For judging the accuracy of the model, I was thinking about using RMSE, but I can't find any formulae which work for three variables (temperature, time, length). Are there any other formulae of RMSE that can be suited to this purpose?
Alternatively, are there better statistical analysis tools that will help me judge the accuracy of the model?
As heat is continually applied to the rod the temperature will continue to rise if there are no other losses.
I recommend you simulate a rod placed between two temperature sources and calculate the temperature distribution within the rod.
For example, if one end of the rod is subjected to 5-C and the other end of the rod is subjected to 125-C. Then you can simulate the temperature of discrete points along the rod.
This can be done by hand.
Let's say there are five evenly distributed points along the rod. $Point_1$ is at 5-C and $Point_5$ is at 125-C.
Thus: $$Point_1 = 5$$ $$Point_2 = (Point_1 + Point_3) / 2$$ $$Point_3 = (Point_2 + Point_4) / 2$$ $$Point_4 = (Point_3 + Point_5) / 2$$ $$Point_5 = 125$$
Assume $0$ at $Point_2$, $Point_3$, and $Point_4$.

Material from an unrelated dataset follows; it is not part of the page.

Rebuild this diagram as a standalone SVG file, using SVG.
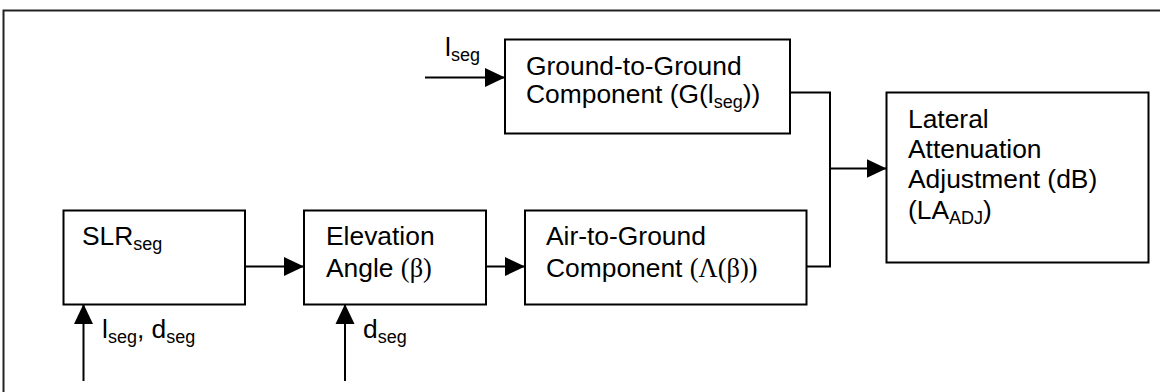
<svg xmlns="http://www.w3.org/2000/svg" width="1160" height="392" viewBox="0 0 1160 392">
<defs>
<marker id="arr" markerWidth="20" markerHeight="20" refX="20" refY="10" orient="auto" markerUnits="userSpaceOnUse">
<path d="M0,0.5 L20,10 L0,19.5 Z" fill="#000"/>
</marker>
<style>
.box{fill:#fff;stroke:#000;stroke-width:2}
.t{font-family:"Liberation Sans",Arial,sans-serif;font-size:26.4px;fill:#000}
.sub{font-size:18px}
.sym{font-family:"Liberation Serif","Times New Roman",serif}
.ln{fill:none;stroke:#000;stroke-width:2}
</style>
</defs>
<rect x="3.5" y="10.5" width="1170" height="400" fill="#fff" stroke="#222" stroke-width="2"/>
<g id="connectors">
<line class="ln" x1="425" y1="77.5" x2="505" y2="77.5" marker-end="url(#arr)"/>
<polyline class="ln" points="790,92.5 830,92.5 830,266.5 806.5,266.5"/>
<line class="ln" x1="830" y1="168.5" x2="886.5" y2="168.5" marker-end="url(#arr)"/>
<line class="ln" x1="245" y1="266.5" x2="304" y2="266.5" marker-end="url(#arr)"/>
<line class="ln" x1="486" y1="266.5" x2="525" y2="266.5" marker-end="url(#arr)"/>
<line class="ln" x1="83.5" y1="381" x2="83.5" y2="304" marker-end="url(#arr)"/>
<line class="ln" x1="345" y1="381" x2="345" y2="304" marker-end="url(#arr)"/>
</g>
<g id="label-top-lseg"><text class="t" x="445" y="56">l<tspan class="sub" dy="5">seg</tspan></text></g>
<g id="label-lseg-dseg"><text class="t" x="102" y="338">l<tspan class="sub" dy="5">seg</tspan><tspan dy="-5">, d</tspan><tspan class="sub" dy="5">seg</tspan></text></g>
<g id="label-dseg"><text class="t" x="363" y="338">d<tspan class="sub" dy="5">seg</tspan></text></g>
<g id="node-ground">
<rect class="box" x="505" y="39.5" width="285" height="94"/>
<text class="t" x="526" y="75">Ground-to-Ground</text>
<text class="t" x="526" y="103">Component (G(l<tspan class="sub" dy="5">seg</tspan><tspan dy="-5">))</tspan></text>
</g>
<g id="node-slr">
<rect class="box" x="63.5" y="210.5" width="181.5" height="94"/>
<text class="t" x="82" y="245">SLR<tspan class="sub" dy="5">seg</tspan></text>
</g>
<g id="node-elevation">
<rect class="box" x="304" y="210.5" width="182" height="94"/>
<text class="t" x="326" y="245">Elevation</text>
<text class="t" x="326" y="277">Angle <tspan class="sym">(β)</tspan></text>
</g>
<g id="node-air">
<rect class="box" x="525" y="210.5" width="281.5" height="94"/>
<text class="t" x="546" y="245">Air-to-Ground</text>
<text class="t" x="546" y="277">Component <tspan class="sym">(Λ(β))</tspan></text>
</g>
<g id="node-la">
<rect class="box" x="886.5" y="92.5" width="262" height="170"/>
<text class="t" x="908" y="128">Lateral</text>
<text class="t" x="908" y="158">Attenuation</text>
<text class="t" x="908" y="188">Adjustment (dB)</text>
<text class="t" x="908" y="219">(LA<tspan class="sub" dy="5">ADJ</tspan><tspan dy="-5">)</tspan></text>
</g>
</svg>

This is solved iteratively by solving for $Point_2$ (which will then be 2.5-C). Then solve for $Point_3$ (which will then be 1.25-C). Then solve for $Point_4$ (which will then be 63.125-C).
Then repeat the process until the values don't change anymore. (In complex calculations the iteration is often stopped when the changes for each calculation fall within a minimum level of acceptable error. Like, 2% of the previous calculation (your choice).)
A programmable calculator does this easily and can present the results continually.